Dear Friends,
It seems to me, history is unambiguous, every moralist society has evolved into a legalist one, and then collapsed. This appears to be a natural law like the Pareto Distribution. Moreover, that collapse appears to be semi-permanent. The Mongol Empire rose overnight in virtue to conquer most of the known world at the time then collapsed in corruption just as fast, never to rise again. It’s like there are two phases, a moralist phase and a legalist phase of human ordering. In the moral phase, people leave their doors unlocked, because there is no need of locks. In the legalist phase, people have bars on their windows and doors, to no avail. What happens is that in the transition between moralist and legalist, people exchange their morals for laws. Then an immoral society arises that can’t be controlled.
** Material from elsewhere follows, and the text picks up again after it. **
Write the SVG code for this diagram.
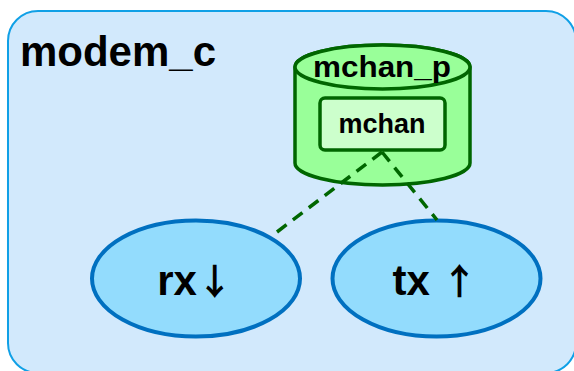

History teaches us that empires and great cultures rise in virtue and fall in corruption. Not one has survived the ages. For all the honor we give the Athenian democracy, it lasted only a few generations. By the time Thrasymachus was arguing with Socrates, the phase shift had already happened. Socrates was arguing about a moralistic society that had transitioned to a legalist one. Even as Thrasymachus was arguing the system they found themselves in was inevitable because it was expedient. They were arguing past each other. Each was arguing in a different regime. The moralistic phase or regime that Socrates thought was self-evident no longer existed in that time and place. The days of not locking your doors in Athens had passed and Alcibiades was the result.
Rome began fully in the moralistic phase. So much so the rape of Lucretia by Tarquinius Superbus‘ son caused such an outrage that kings were sworn off forever. It took hundreds of years before Marius and Sulla obliterated the moralist culture and replaced it with a legalist one. Moralist societies require people to self-regulate. When people don’t, that moralist culture is replaced by a legalist one. Laws must take the place of morals… because people have rightly lost their trust. This is why Marius slaughtered a fair share of the Roman aristocracy, then Sulla returned the favor. They and the Republic had become too corrupt for anyone to self-control. So instead of accord they chose slaughter. This is the legalist system in action. People with no morals can’t be controlled, even with draconian laws.
History shows moralist societies evolve into legalist ones, but what causes a moral society to become a legalist one? An erosion of trust. In a moralist society there is trust of people and institutions. Laws are only needed to control outliers who are incapable of self-restraint. In any society, however, there will be a Pareto distribution of those who want power. In a strictly moralist society, however, there is no need of powerful men, so laws must be enacted. Initially, the law only controls the crazies. Slowly, laws replace morals, because a law is objective while morals are subjective. Eventually, the question switches from is this moral, to is this legal? Once that happens the phase has shifted from a moralist society to a legalist one. Law has fully replaced morality in such a system.
Bastiat regarded the system and society in which he lived and described it as the legalization of plunder. He was looking at a legalist system of extraction. In his moral mind taking from one to give to another, while keeping some for the effort, is an immoral act. No matter if an individual did it or a group. What is immoral is immoral to him. What he didn’t understand is that the system had transitioned to a legalist system where morals are replaced by laws. In many times and places atrocities have been legal, but in all times and places, they remain immoral. Many earnestly believe that law can solve our problems. In this they have vaunted company. Robespierre thought he was improving the lot of mankind by his legalism. In his mind he was a hero, because everything he did was legal.